Is Intelligence, “Intelligent”? By Brian Simpson
Racial realist sites fall over the idea of intelligence, and particularly salivate over alleged East Asian IQ, which I have questioned in other blog posts, and will do so again. One would think that sites that were supposed to be pro-White would have devoted some critical energies to deconstructing this, but no, naïve empiricism rules. Or is it just that they are just CCP fronts?
But can intelligence be self-undermining, or socially self-destructive? My work at this blog has been to document the evils which intelligent people do, such as scientists, academics and technocrats, and I prose that the higher the intellect, the greater the probability of evil being committed by positive acts or omissions, because of human hubris, or if you like, original sin.
Further to this, a study published in Social Psychology Quarterly puts the case that intelligent people, so-called, often adapt novel evolutionary strategies, that could prove to be socially destructive. From a longer term evolutionary perspective, intelligence could r maladaptive, especially if we use out technology to destroy ourselves. This could happen from many fronts, from the end of sperm and human fertility, to nuclear war.
https://phys.org/news/2010-02-intelligent-people-unnatural-values-human.html
“More intelligent people are significantly more likely to exhibit social values and religious and political preferences that are novel to the human species in evolutionary history. Specifically, liberalism and atheism, and for men (but not women), preference for sexual exclusivity correlate with higher intelligence, a new study finds.
The study, published in the March 2010 issue of the peer-reviewed scientific journal Social Psychology Quarterly, advances a new theory to explain why people form particular preferences and values. The theory suggests that more intelligent people are more likely than less intelligent people to adopt evolutionarily novel preferences and values, but intelligence does not correlate with preferences and values that are old enough to have been shaped by evolution over millions of years."
"Evolutionarily novel" preferences and values are those that humans are not biologically designed to have and our ancestors probably did not possess. In contrast, those that our ancestors had for millions of years are "evolutionarily familiar."

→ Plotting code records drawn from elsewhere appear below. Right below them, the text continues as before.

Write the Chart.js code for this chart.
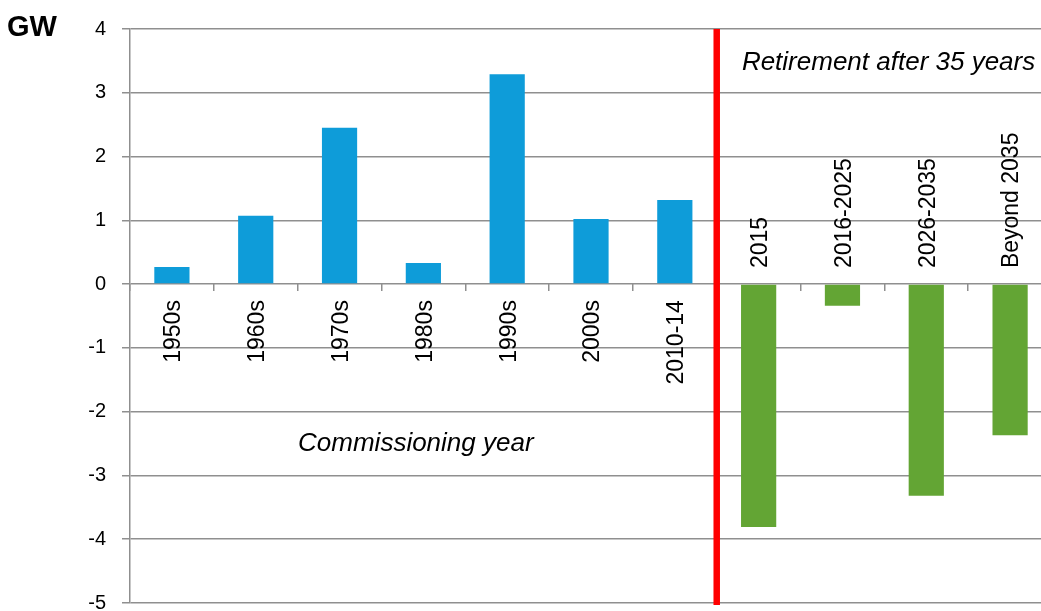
<!DOCTYPE html>
<html>
<head>
<meta charset="utf-8">
<script src="https://cdn.jsdelivr.net/npm/chart.js@4.4.1/dist/chart.umd.min.js"></script>
<style>
  html, body { margin: 0; padding: 0; background: #fff; overflow: hidden; }
  canvas { display: block; }
</style>
</head>
<body>
<canvas id="chart" width="1052" height="631"></canvas>
<script>
// values, GW
const commissioningLabels = ["1950s", "1960s", "1970s", "1980s", "1990s", "2000s", "2010-14"];
const commissioningValues = [0.27, 1.07, 2.45, 0.33, 3.29, 1.02, 1.32];
const retirementLabels = ["2015", "2016-2025", "2026-2035", "Beyond 2035"];
const retirementValues = [-3.81, -0.34, -3.32, -2.37];
const yMin = -5;
const yMax = 4;

const allLabels = commissioningLabels.concat(retirementLabels);
const allValues = commissioningValues.concat(retirementValues);
const barColors = allLabels.map((l, i) => i < commissioningLabels.length ? "#0e9cd9" : "#63a534");

const gridColor = "#8f8f8f";
const fontFamily = '"Liberation Sans", Arial, sans-serif';

// red divider, rotated category labels and the notes
const decorations = {
  id: "decorations",
  afterDatasetsDraw(chart) {
    const { ctx, chartArea, scales: { x, y } } = chart;
    const zero = y.getPixelForValue(0);
    const n = commissioningLabels.length;

    ctx.save();
    const split = (x.getPixelForValue(n - 1) + x.getPixelForValue(n)) / 2;
    ctx.strokeStyle = "#ff0000";
    ctx.lineWidth = 6.5;
    ctx.beginPath();
    ctx.moveTo(split, chartArea.top);
    ctx.lineTo(split, chartArea.bottom + 2);
    ctx.stroke();

    ctx.fillStyle = "#000";
    ctx.font = "23px " + fontFamily;
    ctx.textBaseline = "middle";
    allLabels.forEach((lab, i) => {
      const neg = allValues[i] < 0;
      ctx.save();
      ctx.translate(x.getPixelForValue(i) + 2, neg ? zero - 16 : zero + 16);
      ctx.rotate(-Math.PI / 2);
      ctx.textAlign = neg ? "left" : "right";
      ctx.fillText(lab, 0, 0);
      ctx.restore();
    });

    ctx.font = "italic 26px " + fontFamily;
    ctx.textAlign = "center";
    ctx.textBaseline = "alphabetic";
    ctx.fillText("Commissioning year", x.getPixelForValue(2.91), y.getPixelForValue(-2.61));
    ctx.fillText("Retirement after 35 years", x.getPixelForValue(8.55), y.getPixelForValue(3.35));

    ctx.font = "bold 29px " + fontFamily;
    ctx.textAlign = "left";
    ctx.fillText("GW", 7, 36);
    ctx.restore();
  }
};

new Chart(document.getElementById("chart"), {
  type: "bar",
  data: {
    labels: allLabels,
    datasets: [{
      data: allValues,
      backgroundColor: barColors,
      barPercentage: 0.42,
      categoryPercentage: 1
    }]
  },
  options: {
    responsive: false,
    animation: false,
    layout: { padding: { top: 29, bottom: 12, left: 0, right: 0 } },
    plugins: { legend: { display: false }, tooltip: { enabled: false } },
    scales: {
      x: {
        position: { y: 0 },
        ticks: { display: false },
        grid: {
          offset: true,
          drawOnChartArea: false,
          drawTicks: true,
          tickLength: 7,
          color: gridColor,
          lineWidth: 1.5
        },
        border: { display: false },
        afterFit(scale) { scale.height = 0; }
      },
      y: {
        min: yMin,
        max: yMax,
        ticks: {
          stepSize: 1,
          padding: 16,
          color: "#000",
          font: { family: fontFamily, size: 20 }
        },
        grid: { color: gridColor, lineWidth: 1.5, tickLength: 8 },
        border: { color: gridColor, width: 1.5 },
        afterFit(scale) { scale.width = 130; }
      }
    }
  },
  plugins: [decorations]
});
</script>
</body>
</html>
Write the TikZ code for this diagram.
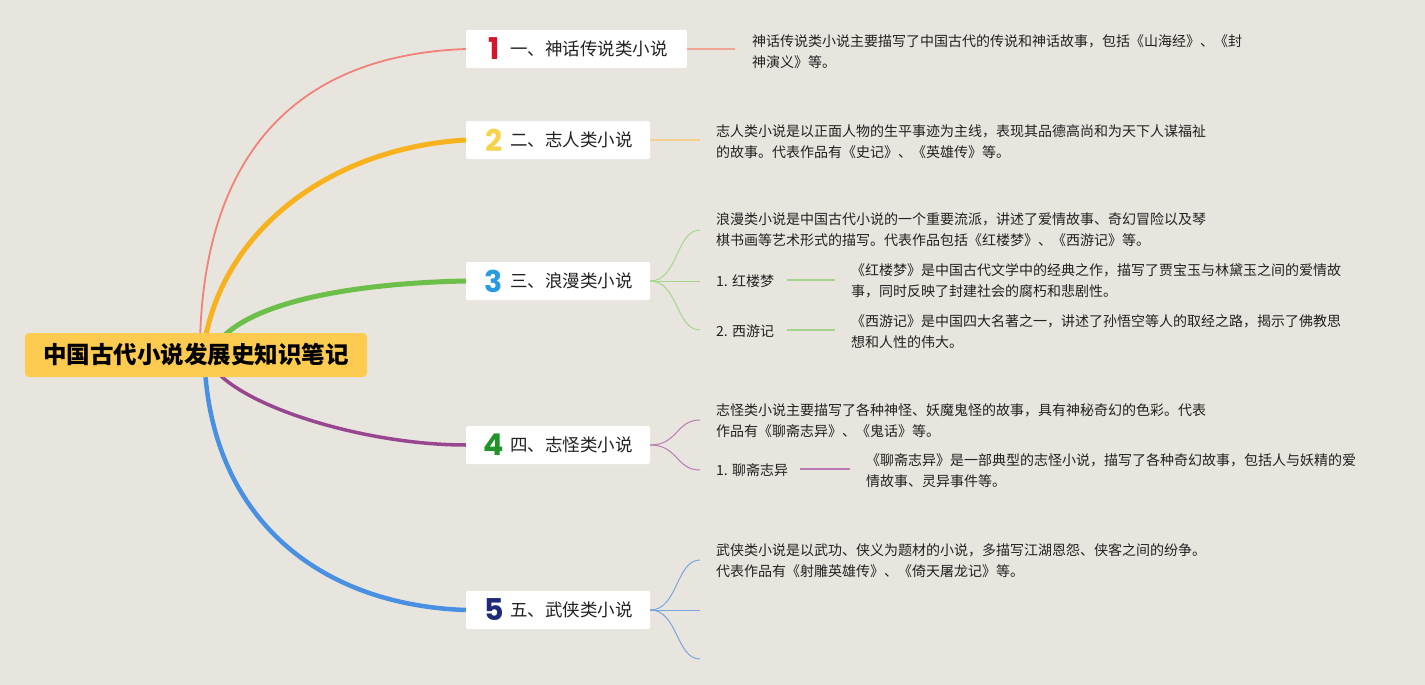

"General intelligence, the ability to think and reason, endowed our ancestors with advantages in solving evolutionarily novel problems for which they did not have innate solutions," says Satoshi Kanazawa, an evolutionary psychologist at the London School of Economics and Political Science. "As a result, more intelligent people are more likely to recognize and understand such novel entities and situations than less intelligent people, and some of these entities and situations are preferences, values, and lifestyles."
An earlier study by Kanazawa found that more intelligent individuals were more nocturnal, waking up and staying up later than less intelligent individuals. Because our ancestors lacked artificial light, they tended to wake up shortly before dawn and go to sleep shortly after dusk. Being nocturnal is evolutionarily novel.
In the current study, Kanazawa argues that humans are evolutionarily designed to be conservative, caring mostly about their family and friends, and being liberal, caring about an indefinite number of genetically unrelated strangers they never meet or interact with, is evolutionarily novel. So more intelligent children may be more likely to grow up to be liberals.
Data from the National Longitudinal Study of Adolescent Health (Add Health) support Kanazawa's hypothesis. Young adults who subjectively identify themselves as "very liberal" have an average IQ of 106 during adolescence while those who identify themselves as "very conservative" have an average IQ of 95 during adolescence.”
https://journals.sagepub.com/doi/full/10.1177/0190272510361602
This research was further developed by Satoshi Kanazawa in The Intelligence Paradox (Wiley, 2012):
https://www.amazon.com/Intelligence-Paradox-Intelligent-Choice-Always/dp/0470586958
More recently Felix Rex, Black Pigeon, has done one of his sombre videos on the same theme, that intelligence has its limits, and can be socially self-undermining. As I see it, too much analysis of problems, which the intelligent love to do as part of their hubris, can have diminishing returns, and thus make solutions difficult, compared to simply opting for one good, possibly sub-optimal solution, that can be quickly implemented with fast and frugal heuristics. See Gerd Gigerenzer (et al.), Simple Heuristics that Make Us Smart (2000).